Pope Francis has dedicated 2015 to be a Year of Consecrated Life —honoring Sisters, Priests and Brothers who have made the commitment to religious life. Our Provincial, Fr. Steve Huffstetter, SCJ, sent out a memo encouraging our Priests of the Sacred Heart (SCJ) communities to discern ways we could make ourselves visible to the people in our areas so as to give witness and invite them to know us better.
On December 14, 2014, Fr. Bernard Rosinski, SCJ and I, along with our housekeeper, Terri, took part in the annual Parade of Homes in the Chamberlain area. It is a fundraiser for our local Cozard Memorial Library. There were five homes and one local business that people could visit.
We hosted between 60-75 people and had a great time answering questions and showing off our home —beautiful, thanks to Terri’s wonderful sense of decorating.
Later that week, we invited St. Joseph’s staff to come up and see the decorations and enjoy some cookies and hot cider. About 40-50 staff accepted our invite during this busy season. It was a wonderful experience!
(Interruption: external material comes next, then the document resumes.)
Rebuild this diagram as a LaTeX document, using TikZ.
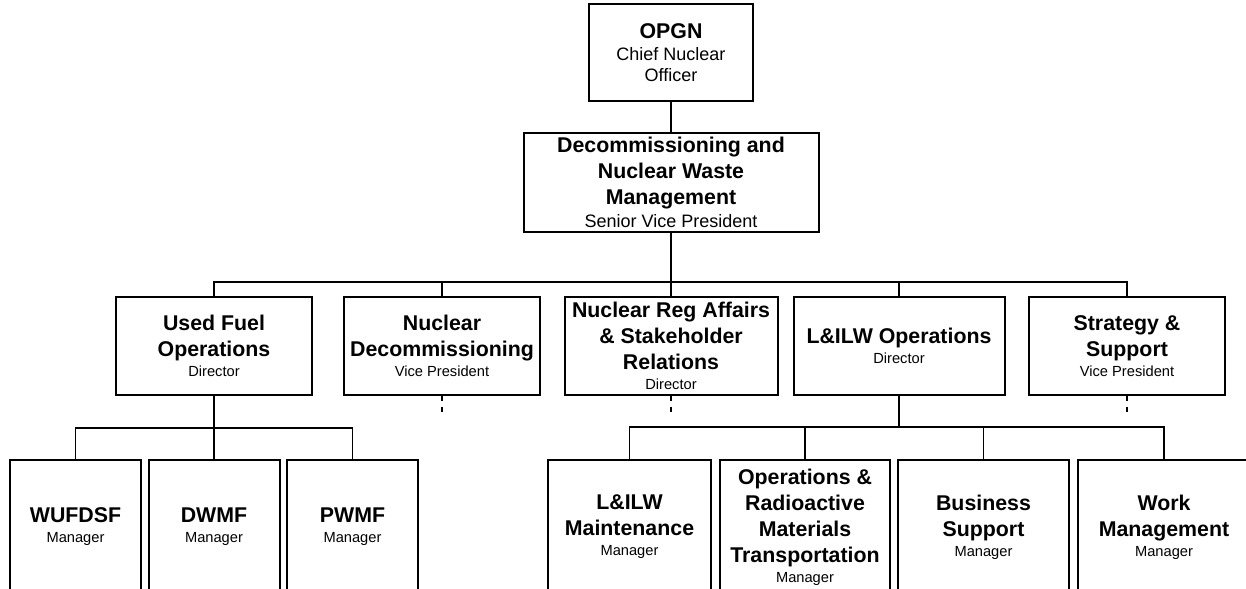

On the calendar for the week ahead is the start of the third quarter at school and our celebration of Christmas with the Lakota (Sioux) boys and girls. The students are looking forward to opening their gifts your generosity provided! I always enjoy visiting the homes and seeing the expressions of joy on the children’s faces as they open their gifts. We’ll be sure to take some pictures so you can see them in next week’s blog!
With 2015 upon us, I also wanted to remind you of the donor luncheons that will be coming up, giving you an opportunity to meet some of St. Joseph’s students and staff:
January 18-19, 2015: San Francisco, California
April 25-26, 2015 : Panama City, Florida
June 7-8, 2015: New York, New York
If you are able to attend and would like additional information, please call 1-800-584-9200. We look forward to spending some time with you!
Enjoy the week ahead. May God’s blessings continue to be with you as in the New Year. Thanks again for your support and encouragement of our Lakota students and all of us. Be assured of our prayers for you and your special intentions.